Vision Mamba has emerged as a promising and efficient alternative to Vision Transformers, yet its efficiency remains fundamentally constrained by the number of input tokens. Existing token reduction approaches typically adopt token pruning or merging to reduce computation. However, they inherently lead to information loss as they discard or compress token representations. This problem is further exacerbated when the same fine-grained token processing is uniformly applied across all images regardless of visual complexity. We observe that not all inputs require fine-grained processing: simple images can be effectively handled at a coarse resolution, while only complex ones require refinement. Based on this insight, we propose MambaScope, an adaptive framework for efficient inference for Vision Mamba. MambaScope first performs coarse-grained inference by dividing the input image into large patches, significantly reducing token length and computation. When the model's prediction confidence is low, selected regions are re-processed at a finer resolution to recover essential visual details with minimal additional cost. This dynamic resolution assignment strategy allows MambaScope to allocate computation adaptively according to image complexity, achieving efficient processing without compromising accuracy. Experiments across various vision tasks demonstrate that MambaScope outperforms both the baseline Vision Mamba and state-of-the-art token reduction techniques in terms of accuracy and efficiency.

Figures (9)

• Figure 1: Comparison of coarse scope (7$\times$7), fine scope (14$\times$14) and coarse-to-fine scope in Vision Mamba. For simplicity, we use less patches here for better visualization. While fine-grained processing yields higher accuracy, it incurs significantly higher computational cost. In contrast, coarse-to-fine approach selectively applies fine-grained analysis, achieving a better accuracy-efficiency trade-off by focusing computation on informative regions.
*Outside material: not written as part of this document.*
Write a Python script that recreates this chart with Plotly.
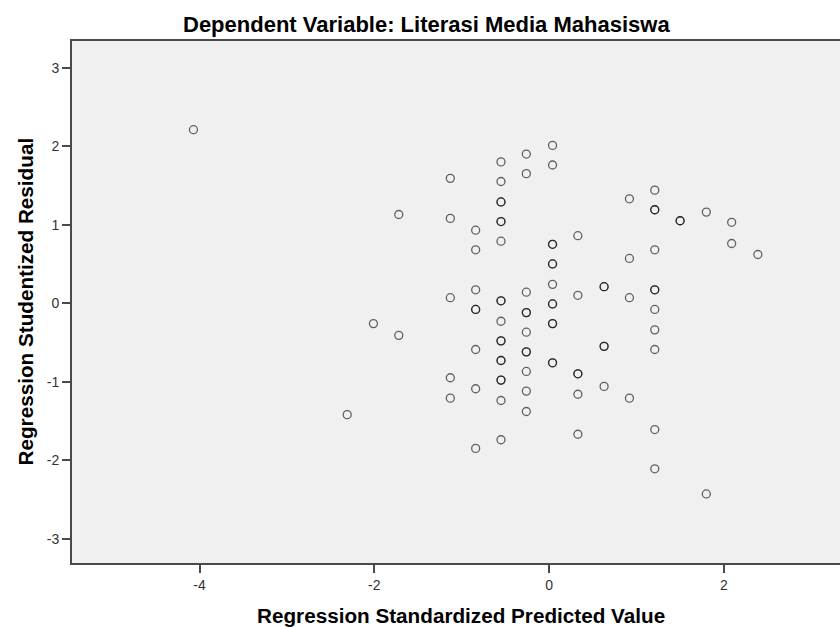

• Figure 2: Inference pipeline of MambaScope. The input image is first processed in the coarse stage, using large patches to produce an initial output. If the model's confidence is insufficient, it proceeds to the fine stage, where it identifies informative regions, splits them into smaller patches, and reuses coarse-stage features to refine the output. Both stages share the same network parameters.
• Figure 3: Visualization of the token-level attention map based on the proposed SSM-derived importance scores. Brighter regions indicate higher token importance, revealing the model's ability to focus on semantically salient areas.
• Figure 4: Comparison of Top-1 accuracy versus FLOPs among other ViM optimization methods.
• Figure 5: Ablation study on feature reuse and token arrangement strategies conducted on the miniImageNet miniimgnet dataset.